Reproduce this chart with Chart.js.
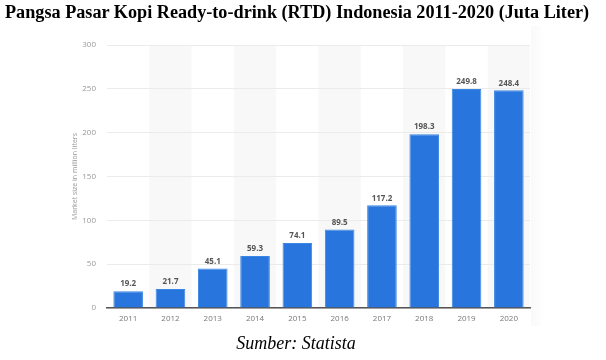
<!DOCTYPE html>
<html>
<head>
<meta charset="utf-8">
<script src="https://cdn.jsdelivr.net/npm/chart.js@4"></script>
<style>
    body { margin: 0; background: #fff; }
    #wrap { position: relative; width: 606px; height: 360px; }
    h2 {
        position: absolute; left: 5px; top: 2px; margin: 0;
        font: bold 18.2px "Liberation Serif", "Times New Roman", serif;
        color: #000; white-space: nowrap;
    }
    p.sumber {
        position: absolute; left: 0; width: 592px; top: 333px; margin: 0;
        font: italic 18px "Liberation Serif", "Times New Roman", serif;
        text-align: center; color: #000;
    }
    .sombra {
        position: absolute; left: 531px; top: 26px; width: 14px; height: 300px;
        background: linear-gradient(to right, rgba(0,0,0,0.025), rgba(0,0,0,0));
    }
    canvas { position: absolute; left: 0; top: 0; }
</style>
</head>
<body>
<div id="wrap">
    <div class="sombra"></div>
    <canvas id="grafico" width="606" height="360"></canvas>
    <h2>Pangsa Pasar Kopi Ready-to-drink (RTD) Indonesia 2011-2020 (Juta Liter)</h2>
    <p class="sumber">Sumber: Statista</p>
</div>
<script>
const tahun = ['2011', '2012', '2013', '2014', '2015', '2016', '2017', '2018', '2019', '2020'];
const volume = [19.2, 21.7, 45.1, 59.3, 74.1, 89.5, 117.2, 198.3, 249.8, 248.4];
const yTicks = [0, 50, 100, 150, 200, 250, 300];

const biru = '#2876dd';

// faixas cinza alternadas atras das barras
const faixas = {
    id: 'faixas',
    beforeDraw(chart) {
        const { ctx, chartArea, scales } = chart;
        const x = scales.x;
        const largura = x.getPixelForValue(1) - x.getPixelForValue(0);
        ctx.save();
        ctx.fillStyle = '#f8f8f8';
        tahun.forEach((t, i) => {
            if (i % 2 === 1) {
                const c = x.getPixelForValue(i);
                ctx.fillRect(c - largura / 2, chartArea.top, largura, chartArea.bottom - chartArea.top);
            }
        });
        ctx.restore();
    }
};

// rotulos de valor acima das barras
const rotulos = {
    id: 'rotulos',
    afterDatasetsDraw(chart) {
        const { ctx } = chart;
        const meta = chart.getDatasetMeta(0);
        ctx.save();
        ctx.font = 'bold 8px "Open Sans", sans-serif';
        ctx.fillStyle = '#555';
        ctx.textAlign = 'center';
        ctx.textBaseline = 'bottom';
        meta.data.forEach((bar, i) => {
            ctx.fillText(volume[i].toFixed(1), bar.x, bar.y - 3);
        });
        ctx.restore();
    }
};

const ctx = document.getElementById('grafico').getContext('2d');
const grafico = new Chart(ctx, {
    type: 'bar',
    data: {
        labels: tahun,
        datasets: [{
            label: 'Market size in million liters',
            data: volume,
            backgroundColor: biru,
            borderColor: '#3a86e3',
            borderWidth: 1,
            categoryPercentage: 1,
            barPercentage: 0.7
        }]
    },
    plugins: [faixas, rotulos],
    options: {
        responsive: false,
        animation: false,
        layout: {
            padding: { left: 67, right: 76, top: 45, bottom: 0 }
        },
        plugins: {
            legend: { display: false },
            tooltip: { enabled: false }
        },
        scales: {
            x: {
                grid: { display: false, drawTicks: false },
                border: { display: true, color: '#555', width: 1.5 },
                ticks: {
                    color: '#777',
                    font: { size: 8, family: '"Open Sans", sans-serif' },
                    padding: 6,
                    maxRotation: 0
                },
                afterFit: s => { s.height = 52; }
            },
            y: {
                min: 0,
                max: 300,
                afterBuildTicks: s => { s.ticks = yTicks.map(v => ({ value: v })); },
                grid: { color: '#ebebeb', drawTicks: false },
                border: { display: false },
                ticks: {
                    color: '#999',
                    font: { size: 8, family: '"Open Sans", sans-serif' },
                    padding: 11
                },
                title: {
                    display: true,
                    text: 'Market size in million liters',
                    color: '#999',
                    font: { size: 7, family: '"Open Sans", sans-serif' },
                    padding: { top: 4, bottom: 0 }
                },
                afterFit: s => { s.width = 40; }
            }
        }
    }
});
</script>
</body>
</html>
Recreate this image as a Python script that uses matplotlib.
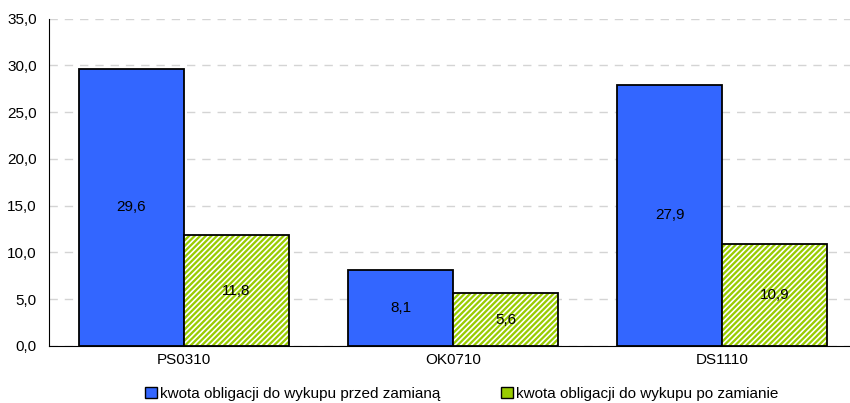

────────────────────────────────────────

» Written task: Select every line in the records above that contains the word "script".

» Reply to the task:
<script src="https://cdn.jsdelivr.net/npm/chart.js@4"></script>
<script>
</script>
Recreate this image as a Python script that uses matplotlib.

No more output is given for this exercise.